Девочка, прикованная к кровати. Ее ноги, покрытые следами ожогов, синяки под задранной рубашкой.
Некому было ей помочь. Я села в машину и поехала к дому сенатора.
Я все знала.
А если я знала, я не могла не действовать.
Так было и с теми тремя мужчинами: видения довели меня до грани. Без Барта, который помог бы мне выстроить против них дело, мне пришлось действовать в одиночку. Нужно ли мне остановить сенатора, чтобы спасти этих детей?
Конечно, я была слишком расшатана этим делом, скотством Комстока, воспоминаниями о ферме, депривацией сна с тех пор, как мы обнаружили тело Эмбер Кайнд. С той же ясностью, с которой я осознала этот факт, я поняла, что теперь я в состоянии взять себя в руки. Что сейчас я сильнее, чем спустя несколько недель после смерти Барта. Я справлюсь. Я одолею эти видения.

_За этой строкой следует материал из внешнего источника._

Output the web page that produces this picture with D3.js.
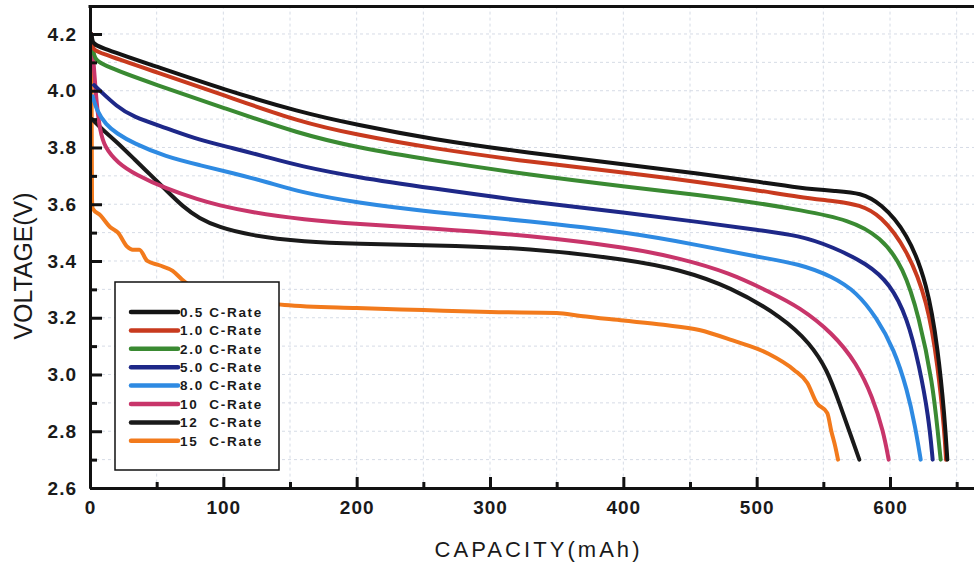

Но отвратительные кошмары жили в моей голове, и все, что я могла сделать, чтобы от них избавиться, – остановить чудовищ, которые их творили.
Сидя в своей «Тойоте» в трех домах от особняка Роден, я понимала, что едва дышу, что все мои чувства на пределе. Я припарковалась как можно дальше от уличных фонарей, но так, чтобы дом при этом был виден. Глядя на него, я чувствовала себя все хуже и хуже.
Что происходило в том доме? Мучила ли Роден своих детей? Я могла бы разбить окно, ворваться в подвал, к тем трем дверям из моего видения. Я успела бы все сделать до того, как сенатор доберется до телефона. Если бы я обнаружила, что ее муж или дети в опасности, я придумала бы, что делать дальше. Если же оказалось бы, что с ними все в порядке, а мне просто снились кошмары, я перестала бы верить снам.
Я провалила допрос Кайнда. Я больше не доверяла Кайлу и Гарри. Мои нервные волокна, острые как бритвы, терлись о сухожилия, и я жаждала отдыха.
Я открыла дверцу машины, и ее внутренний свет прорезал тревожной яркостью темную ночь. Выйдя, я быстро ее закрыла и выругала себя за невнимательность – в нормальных обстоятельствах я никогда не забывала выключать свет. Я шла по тротуару мягко, как кошка. Таблички возле дома сенатора говорили мне, что здесь установлена система безопасности.
Это не имело значения, если я быстро двигалась.
Я легко ступала по траве, капли ртутной росы, словно крошечные фонарики, отражали ближайший уличный фонарь. Мне вспомнилась история, которую рассказала нам профессор Макферсон, о том, как убийцу удалось выследить, потому что в росе не осталось следов. Но я не преступница, напомнила я себе. Я агент правоохранительных органов. Или, может быть, все это по-прежнему мне снится?
Я скользнула к дому и оказалась зажатой между колючими кустами и окном с двойным остеклением. Прижалась лицом к стеклу, руки вытянула по швам и заглянула внутрь.